- Recorded information:
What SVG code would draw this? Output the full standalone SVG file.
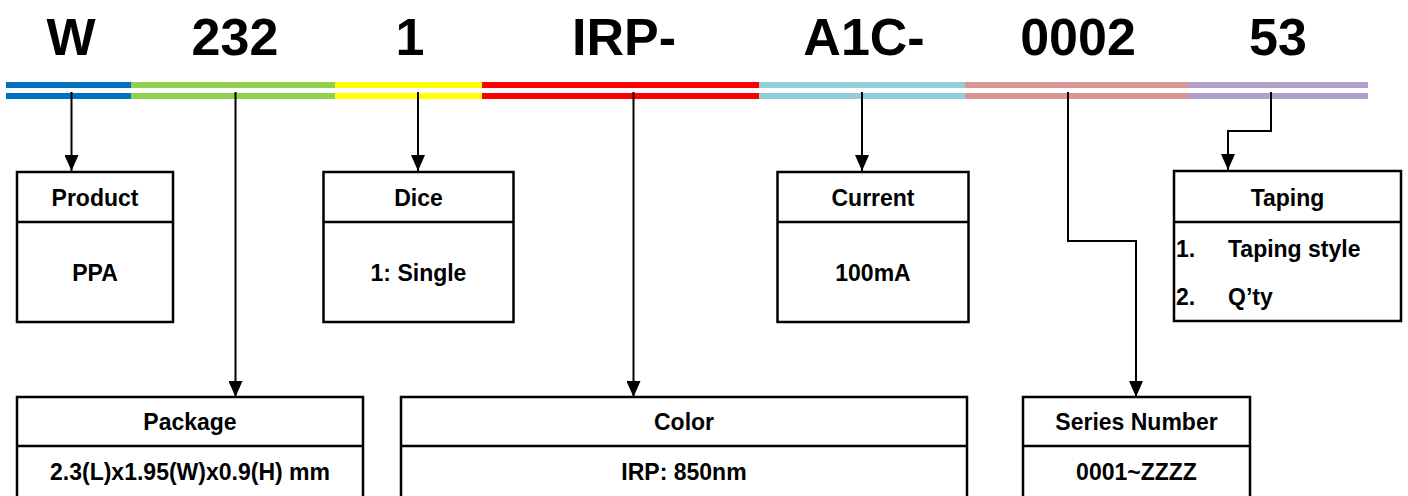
<svg xmlns="http://www.w3.org/2000/svg" width="1408" height="496" viewBox="0 0 1408 496">
<style>
.t{font-family:"Liberation Sans",Arial,sans-serif;font-weight:bold;fill:#000}
.title{font-size:52px;text-anchor:middle}
.lbl{font-size:23px;text-anchor:middle}
.lst{font-size:23px}
.box{fill:#fff;stroke:#000;stroke-width:2.5}
.div{stroke:#000;stroke-width:2.5}
.con{fill:none;stroke:#000;stroke-width:2;marker-end:url(#ah)}
</style>
<defs>
<marker id="ah" markerUnits="userSpaceOnUse" markerWidth="16" markerHeight="14" refX="16" refY="7" orient="auto">
<path d="M0,0 L16,7 L0,14 z" fill="#000"/>
</marker>
</defs>
<rect width="1408" height="496" fill="#fff"/>
<g id="title">
<text class="t title" x="71" y="55">W</text>
<text class="t title" x="235" y="55">232</text>
<text class="t title" x="410" y="55">1</text>
<text class="t title" x="624" y="55">IRP-</text>
<text class="t title" x="864" y="55">A1C-</text>
<text class="t title" x="1078" y="55">0002</text>
<text class="t title" x="1278" y="55">53</text>
</g>
<g id="bars">
<rect x="6" y="82" width="125" height="6" fill="#0070C0"/>
<rect x="131" y="82" width="204" height="6" fill="#92D050"/>
<rect x="335" y="82" width="147" height="6" fill="#FFFF00"/>
<rect x="482" y="82" width="277" height="6" fill="#FF0000"/>
<rect x="759" y="82" width="206" height="6" fill="#92CDDC"/>
<rect x="965" y="82" width="223" height="6" fill="#DA9694"/>
<rect x="1188" y="82" width="180" height="6" fill="#B1A0C7"/>
<rect x="6" y="93" width="125" height="6" fill="#0070C0"/>
<rect x="131" y="93" width="204" height="6" fill="#92D050"/>
<rect x="335" y="93" width="147" height="6" fill="#FFFF00"/>
<rect x="482" y="93" width="277" height="6" fill="#FF0000"/>
<rect x="759" y="93" width="206" height="6" fill="#92CDDC"/>
<rect x="965" y="93" width="223" height="6" fill="#DA9694"/>
<rect x="1188" y="93" width="180" height="6" fill="#B1A0C7"/>
</g>
<g id="connectors">
<path class="con" d="M71.5,92 V171"/>
<path class="con" d="M418,92 V171"/>
<path class="con" d="M862,92 V171"/>
<path class="con" d="M1271,92 V131 H1228 V170"/>
<path class="con" d="M235.5,92 V397"/>
<path class="con" d="M633.5,92 V397"/>
<path class="con" d="M1068,92 V241 H1136 V397"/>
</g>
<g id="product">
<rect class="box" x="17" y="172" width="156" height="150"/>
<line class="div" x1="17" y1="222" x2="173" y2="222"/>
<text class="t lbl" x="95" y="206">Product</text>
<text class="t lbl" x="95" y="281">PPA</text>
</g>
<g id="dice">
<rect class="box" x="323.5" y="172" width="190" height="150"/>
<line class="div" x1="323.5" y1="222" x2="513.5" y2="222"/>
<text class="t lbl" x="418.5" y="206">Dice</text>
<text class="t lbl" x="418.5" y="281">1: Single</text>
</g>
<g id="current">
<rect class="box" x="777.5" y="172" width="191" height="150"/>
<line class="div" x1="777.5" y1="222" x2="968.5" y2="222"/>
<text class="t lbl" x="873" y="206">Current</text>
<text class="t lbl" x="873" y="281">100mA</text>
</g>
<g id="taping">
<rect class="box" x="1174" y="171" width="227" height="150"/>
<line class="div" x1="1174" y1="222" x2="1401" y2="222"/>
<text class="t lbl" x="1287.5" y="206">Taping</text>
<text class="t lst" x="1176" y="257">1.</text>
<text class="t lst" x="1228" y="257">Taping style</text>
<text class="t lst" x="1176" y="305">2.</text>
<text class="t lst" x="1228" y="305">Q’ty</text>
</g>
<g id="package">
<rect class="box" x="17" y="397" width="346" height="110"/>
<line class="div" x1="17" y1="446" x2="363" y2="446"/>
<text class="t lbl" x="190" y="430">Package</text>
<text class="t lbl" x="190" y="480">2.3(L)x1.95(W)x0.9(H) mm</text>
</g>
<g id="color">
<rect class="box" x="401" y="397" width="566" height="110"/>
<line class="div" x1="401" y1="446" x2="967" y2="446"/>
<text class="t lbl" x="684" y="430">Color</text>
<text class="t lbl" x="684" y="480">IRP: 850nm</text>
</g>
<g id="series">
<rect class="box" x="1023" y="397" width="227" height="110"/>
<line class="div" x1="1023" y1="446" x2="1250" y2="446"/>
<text class="t lbl" x="1136.5" y="430">Series Number</text>
<text class="t lbl" x="1136.5" y="480">0001~ZZZZ</text>
</g>
</svg>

- Exercise: Exclude the images, then output the data above word for word.

- Solution to the problem:
What SVG code would draw this? Output the full standalone SVG file.
<svg xmlns="http://www.w3.org/2000/svg" width="1408" height="496" viewBox="0 0 1408 496">
<style>
.t{font-family:"Liberation Sans",Arial,sans-serif;font-weight:bold;fill:#000}
.title{font-size:52px;text-anchor:middle}
.lbl{font-size:23px;text-anchor:middle}
.lst{font-size:23px}
.box{fill:#fff;stroke:#000;stroke-width:2.5}
.div{stroke:#000;stroke-width:2.5}
.con{fill:none;stroke:#000;stroke-width:2;marker-end:url(#ah)}
</style>
<defs>
<marker id="ah" markerUnits="userSpaceOnUse" markerWidth="16" markerHeight="14" refX="16" refY="7" orient="auto">
<path d="M0,0 L16,7 L0,14 z" fill="#000"/>
</marker>
</defs>
<rect width="1408" height="496" fill="#fff"/>
<g id="title">
<text class="t title" x="71" y="55">W</text>
<text class="t title" x="235" y="55">232</text>
<text class="t title" x="410" y="55">1</text>
<text class="t title" x="624" y="55">IRP-</text>
<text class="t title" x="864" y="55">A1C-</text>
<text class="t title" x="1078" y="55">0002</text>
<text class="t title" x="1278" y="55">53</text>
</g>
<g id="bars">
<rect x="6" y="82" width="125" height="6" fill="#0070C0"/>
<rect x="131" y="82" width="204" height="6" fill="#92D050"/>
<rect x="335" y="82" width="147" height="6" fill="#FFFF00"/>
<rect x="482" y="82" width="277" height="6" fill="#FF0000"/>
<rect x="759" y="82" width="206" height="6" fill="#92CDDC"/>
<rect x="965" y="82" width="223" height="6" fill="#DA9694"/>
<rect x="1188" y="82" width="180" height="6" fill="#B1A0C7"/>
<rect x="6" y="93" width="125" height="6" fill="#0070C0"/>
<rect x="131" y="93" width="204" height="6" fill="#92D050"/>
<rect x="335" y="93" width="147" height="6" fill="#FFFF00"/>
<rect x="482" y="93" width="277" height="6" fill="#FF0000"/>
<rect x="759" y="93" width="206" height="6" fill="#92CDDC"/>
<rect x="965" y="93" width="223" height="6" fill="#DA9694"/>
<rect x="1188" y="93" width="180" height="6" fill="#B1A0C7"/>
</g>
<g id="connectors">
<path class="con" d="M71.5,92 V171"/>
<path class="con" d="M418,92 V171"/>
<path class="con" d="M862,92 V171"/>
<path class="con" d="M1271,92 V131 H1228 V170"/>
<path class="con" d="M235.5,92 V397"/>
<path class="con" d="M633.5,92 V397"/>
<path class="con" d="M1068,92 V241 H1136 V397"/>
</g>
<g id="product">
<rect class="box" x="17" y="172" width="156" height="150"/>
<line class="div" x1="17" y1="222" x2="173" y2="222"/>
<text class="t lbl" x="95" y="206">Product</text>
<text class="t lbl" x="95" y="281">PPA</text>
</g>
<g id="dice">
<rect class="box" x="323.5" y="172" width="190" height="150"/>
<line class="div" x1="323.5" y1="222" x2="513.5" y2="222"/>
<text class="t lbl" x="418.5" y="206">Dice</text>
<text class="t lbl" x="418.5" y="281">1: Single</text>
</g>
<g id="current">
<rect class="box" x="777.5" y="172" width="191" height="150"/>
<line class="div" x1="777.5" y1="222" x2="968.5" y2="222"/>
<text class="t lbl" x="873" y="206">Current</text>
<text class="t lbl" x="873" y="281">100mA</text>
</g>
<g id="taping">
<rect class="box" x="1174" y="171" width="227" height="150"/>
<line class="div" x1="1174" y1="222" x2="1401" y2="222"/>
<text class="t lbl" x="1287.5" y="206">Taping</text>
<text class="t lst" x="1176" y="257">1.</text>
<text class="t lst" x="1228" y="257">Taping style</text>
<text class="t lst" x="1176" y="305">2.</text>
<text class="t lst" x="1228" y="305">Q’ty</text>
</g>
<g id="package">
<rect class="box" x="17" y="397" width="346" height="110"/>
<line class="div" x1="17" y1="446" x2="363" y2="446"/>
<text class="t lbl" x="190" y="430">Package</text>
<text class="t lbl" x="190" y="480">2.3(L)x1.95(W)x0.9(H) mm</text>
</g>
<g id="color">
<rect class="box" x="401" y="397" width="566" height="110"/>
<line class="div" x1="401" y1="446" x2="967" y2="446"/>
<text class="t lbl" x="684" y="430">Color</text>
<text class="t lbl" x="684" y="480">IRP: 850nm</text>
</g>
<g id="series">
<rect class="box" x="1023" y="397" width="227" height="110"/>
<line class="div" x1="1023" y1="446" x2="1250" y2="446"/>
<text class="t lbl" x="1136.5" y="430">Series Number</text>
<text class="t lbl" x="1136.5" y="480">0001~ZZZZ</text>
</g>
</svg>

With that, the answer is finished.